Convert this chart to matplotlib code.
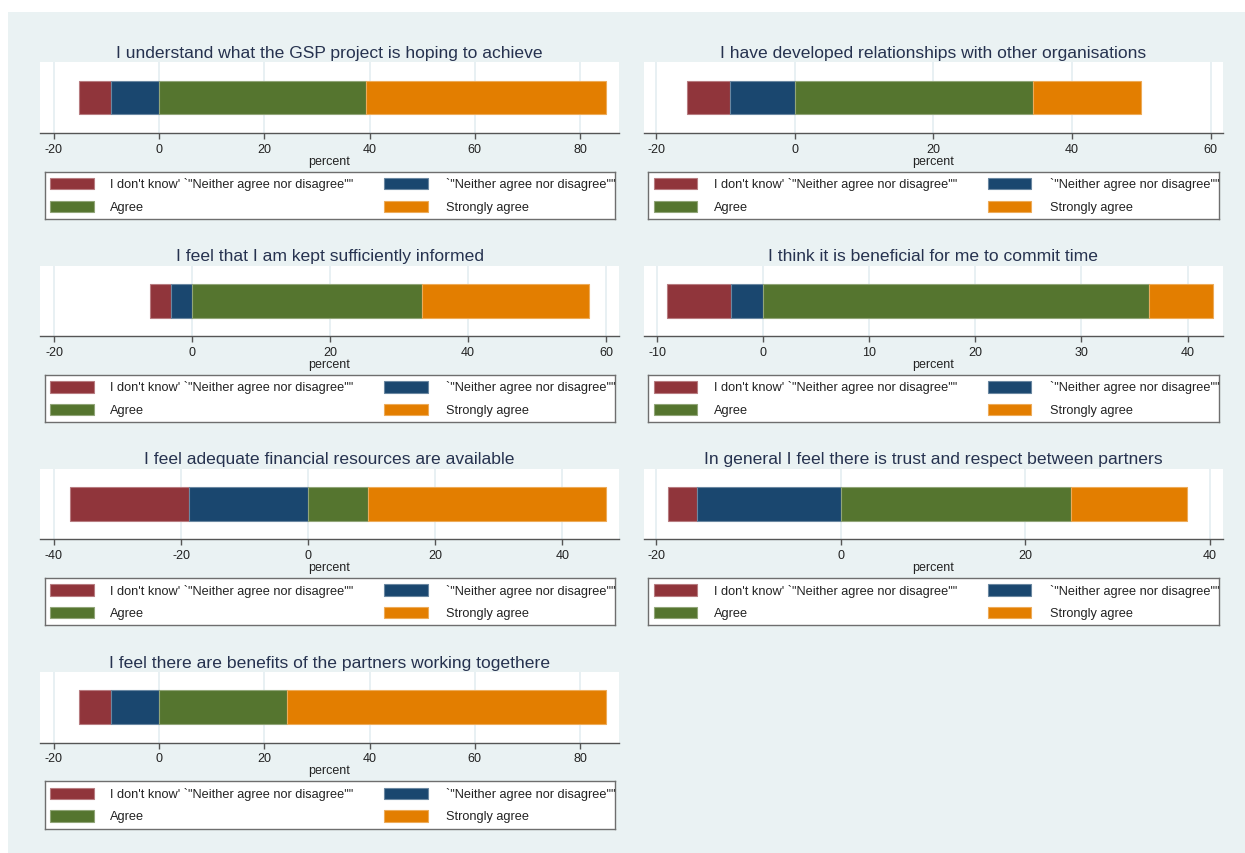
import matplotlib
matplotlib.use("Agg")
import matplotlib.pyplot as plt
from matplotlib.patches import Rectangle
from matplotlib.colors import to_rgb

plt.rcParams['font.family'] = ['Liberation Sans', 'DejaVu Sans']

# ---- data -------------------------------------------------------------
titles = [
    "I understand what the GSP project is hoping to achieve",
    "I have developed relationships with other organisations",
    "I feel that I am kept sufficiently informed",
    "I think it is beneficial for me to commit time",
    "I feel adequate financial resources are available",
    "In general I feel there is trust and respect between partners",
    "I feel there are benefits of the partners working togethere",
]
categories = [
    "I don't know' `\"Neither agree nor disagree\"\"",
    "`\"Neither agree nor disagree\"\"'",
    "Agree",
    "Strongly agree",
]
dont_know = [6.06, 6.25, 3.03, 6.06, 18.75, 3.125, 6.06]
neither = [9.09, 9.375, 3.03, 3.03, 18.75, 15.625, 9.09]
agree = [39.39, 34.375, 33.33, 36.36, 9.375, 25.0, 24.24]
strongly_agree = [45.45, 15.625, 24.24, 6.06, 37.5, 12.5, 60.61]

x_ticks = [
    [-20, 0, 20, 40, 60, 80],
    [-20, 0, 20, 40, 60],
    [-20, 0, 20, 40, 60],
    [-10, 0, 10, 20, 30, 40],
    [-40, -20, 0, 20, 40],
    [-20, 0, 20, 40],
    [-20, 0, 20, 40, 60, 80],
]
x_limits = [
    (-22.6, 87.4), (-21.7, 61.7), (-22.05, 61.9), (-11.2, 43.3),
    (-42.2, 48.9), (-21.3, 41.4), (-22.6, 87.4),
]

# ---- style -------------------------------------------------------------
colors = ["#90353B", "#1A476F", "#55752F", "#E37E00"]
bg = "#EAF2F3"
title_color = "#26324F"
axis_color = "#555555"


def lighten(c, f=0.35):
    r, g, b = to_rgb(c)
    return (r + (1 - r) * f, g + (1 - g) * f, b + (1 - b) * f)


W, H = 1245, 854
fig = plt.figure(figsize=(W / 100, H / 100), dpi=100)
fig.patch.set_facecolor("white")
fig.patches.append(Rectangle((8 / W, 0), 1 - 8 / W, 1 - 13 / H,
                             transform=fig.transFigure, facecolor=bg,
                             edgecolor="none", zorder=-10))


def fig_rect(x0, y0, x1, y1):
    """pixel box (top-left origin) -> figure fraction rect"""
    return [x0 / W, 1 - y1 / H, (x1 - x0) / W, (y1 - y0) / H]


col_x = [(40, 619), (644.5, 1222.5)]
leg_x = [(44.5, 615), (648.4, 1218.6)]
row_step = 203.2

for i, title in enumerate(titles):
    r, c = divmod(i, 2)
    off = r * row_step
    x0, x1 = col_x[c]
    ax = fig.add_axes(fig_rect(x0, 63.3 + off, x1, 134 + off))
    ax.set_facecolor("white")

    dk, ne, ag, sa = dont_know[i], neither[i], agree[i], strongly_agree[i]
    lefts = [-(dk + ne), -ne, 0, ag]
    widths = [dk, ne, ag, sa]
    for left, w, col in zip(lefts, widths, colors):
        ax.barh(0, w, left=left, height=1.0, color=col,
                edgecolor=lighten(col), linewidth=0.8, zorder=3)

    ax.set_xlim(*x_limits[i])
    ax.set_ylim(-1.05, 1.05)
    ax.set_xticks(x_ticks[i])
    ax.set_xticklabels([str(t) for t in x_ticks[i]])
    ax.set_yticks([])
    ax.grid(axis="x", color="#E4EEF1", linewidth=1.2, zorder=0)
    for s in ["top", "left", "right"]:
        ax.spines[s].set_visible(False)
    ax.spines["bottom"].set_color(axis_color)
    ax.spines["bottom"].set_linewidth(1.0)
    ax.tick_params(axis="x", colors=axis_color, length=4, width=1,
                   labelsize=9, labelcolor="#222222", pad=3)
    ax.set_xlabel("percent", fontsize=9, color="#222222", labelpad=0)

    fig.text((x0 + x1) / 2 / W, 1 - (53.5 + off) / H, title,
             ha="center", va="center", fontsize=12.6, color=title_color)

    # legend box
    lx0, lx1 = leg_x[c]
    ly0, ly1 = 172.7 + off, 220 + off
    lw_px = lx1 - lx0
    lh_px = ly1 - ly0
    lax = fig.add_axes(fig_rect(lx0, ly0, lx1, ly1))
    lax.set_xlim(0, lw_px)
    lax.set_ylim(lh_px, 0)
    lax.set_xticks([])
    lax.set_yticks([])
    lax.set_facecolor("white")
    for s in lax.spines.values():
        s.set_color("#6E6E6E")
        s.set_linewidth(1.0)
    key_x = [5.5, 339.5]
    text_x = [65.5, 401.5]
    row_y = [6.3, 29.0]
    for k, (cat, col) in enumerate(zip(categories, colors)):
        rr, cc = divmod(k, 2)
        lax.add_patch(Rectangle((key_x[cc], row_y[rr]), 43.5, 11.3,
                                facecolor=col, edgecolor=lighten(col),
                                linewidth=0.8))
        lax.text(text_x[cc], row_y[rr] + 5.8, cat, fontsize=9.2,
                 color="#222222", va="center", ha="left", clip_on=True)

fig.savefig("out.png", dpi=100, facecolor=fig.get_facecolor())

********************

→ Set problem
Repeat the data exactly, without the pictures.

→ Result for this task
Convert this chart to matplotlib code.
import matplotlib
matplotlib.use("Agg")
import matplotlib.pyplot as plt
from matplotlib.patches import Rectangle
from matplotlib.colors import to_rgb

plt.rcParams['font.family'] = ['Liberation Sans', 'DejaVu Sans']

# ---- data -------------------------------------------------------------
titles = [
    "I understand what the GSP project is hoping to achieve",
    "I have developed relationships with other organisations",
    "I feel that I am kept sufficiently informed",
    "I think it is beneficial for me to commit time",
    "I feel adequate financial resources are available",
    "In general I feel there is trust and respect between partners",
    "I feel there are benefits of the partners working togethere",
]
categories = [
    "I don't know' `\"Neither agree nor disagree\"\"",
    "`\"Neither agree nor disagree\"\"'",
    "Agree",
    "Strongly agree",
]
dont_know = [6.06, 6.25, 3.03, 6.06, 18.75, 3.125, 6.06]
neither = [9.09, 9.375, 3.03, 3.03, 18.75, 15.625, 9.09]
agree = [39.39, 34.375, 33.33, 36.36, 9.375, 25.0, 24.24]
strongly_agree = [45.45, 15.625, 24.24, 6.06, 37.5, 12.5, 60.61]

x_ticks = [
    [-20, 0, 20, 40, 60, 80],
    [-20, 0, 20, 40, 60],
    [-20, 0, 20, 40, 60],
    [-10, 0, 10, 20, 30, 40],
    [-40, -20, 0, 20, 40],
    [-20, 0, 20, 40],
    [-20, 0, 20, 40, 60, 80],
]
x_limits = [
    (-22.6, 87.4), (-21.7, 61.7), (-22.05, 61.9), (-11.2, 43.3),
    (-42.2, 48.9), (-21.3, 41.4), (-22.6, 87.4),
]

# ---- style -------------------------------------------------------------
colors = ["#90353B", "#1A476F", "#55752F", "#E37E00"]
bg = "#EAF2F3"
title_color = "#26324F"
axis_color = "#555555"


def lighten(c, f=0.35):
    r, g, b = to_rgb(c)
    return (r + (1 - r) * f, g + (1 - g) * f, b + (1 - b) * f)


W, H = 1245, 854
fig = plt.figure(figsize=(W / 100, H / 100), dpi=100)
fig.patch.set_facecolor("white")
fig.patches.append(Rectangle((8 / W, 0), 1 - 8 / W, 1 - 13 / H,
                             transform=fig.transFigure, facecolor=bg,
                             edgecolor="none", zorder=-10))


def fig_rect(x0, y0, x1, y1):
    """pixel box (top-left origin) -> figure fraction rect"""
    return [x0 / W, 1 - y1 / H, (x1 - x0) / W, (y1 - y0) / H]


col_x = [(40, 619), (644.5, 1222.5)]
leg_x = [(44.5, 615), (648.4, 1218.6)]
row_step = 203.2

for i, title in enumerate(titles):
    r, c = divmod(i, 2)
    off = r * row_step
    x0, x1 = col_x[c]
    ax = fig.add_axes(fig_rect(x0, 63.3 + off, x1, 134 + off))
    ax.set_facecolor("white")

    dk, ne, ag, sa = dont_know[i], neither[i], agree[i], strongly_agree[i]
    lefts = [-(dk + ne), -ne, 0, ag]
    widths = [dk, ne, ag, sa]
    for left, w, col in zip(lefts, widths, colors):
        ax.barh(0, w, left=left, height=1.0, color=col,
                edgecolor=lighten(col), linewidth=0.8, zorder=3)

    ax.set_xlim(*x_limits[i])
    ax.set_ylim(-1.05, 1.05)
    ax.set_xticks(x_ticks[i])
    ax.set_xticklabels([str(t) for t in x_ticks[i]])
    ax.set_yticks([])
    ax.grid(axis="x", color="#E4EEF1", linewidth=1.2, zorder=0)
    for s in ["top", "left", "right"]:
        ax.spines[s].set_visible(False)
    ax.spines["bottom"].set_color(axis_color)
    ax.spines["bottom"].set_linewidth(1.0)
    ax.tick_params(axis="x", colors=axis_color, length=4, width=1,
                   labelsize=9, labelcolor="#222222", pad=3)
    ax.set_xlabel("percent", fontsize=9, color="#222222", labelpad=0)

    fig.text((x0 + x1) / 2 / W, 1 - (53.5 + off) / H, title,
             ha="center", va="center", fontsize=12.6, color=title_color)

    # legend box
    lx0, lx1 = leg_x[c]
    ly0, ly1 = 172.7 + off, 220 + off
    lw_px = lx1 - lx0
    lh_px = ly1 - ly0
    lax = fig.add_axes(fig_rect(lx0, ly0, lx1, ly1))
    lax.set_xlim(0, lw_px)
    lax.set_ylim(lh_px, 0)
    lax.set_xticks([])
    lax.set_yticks([])
    lax.set_facecolor("white")
    for s in lax.spines.values():
        s.set_color("#6E6E6E")
        s.set_linewidth(1.0)
    key_x = [5.5, 339.5]
    text_x = [65.5, 401.5]
    row_y = [6.3, 29.0]
    for k, (cat, col) in enumerate(zip(categories, colors)):
        rr, cc = divmod(k, 2)
        lax.add_patch(Rectangle((key_x[cc], row_y[rr]), 43.5, 11.3,
                                facecolor=col, edgecolor=lighten(col),
                                linewidth=0.8))
        lax.text(text_x[cc], row_y[rr] + 5.8, cat, fontsize=9.2,
                 color="#222222", va="center", ha="left", clip_on=True)

fig.savefig("out.png", dpi=100, facecolor=fig.get_facecolor())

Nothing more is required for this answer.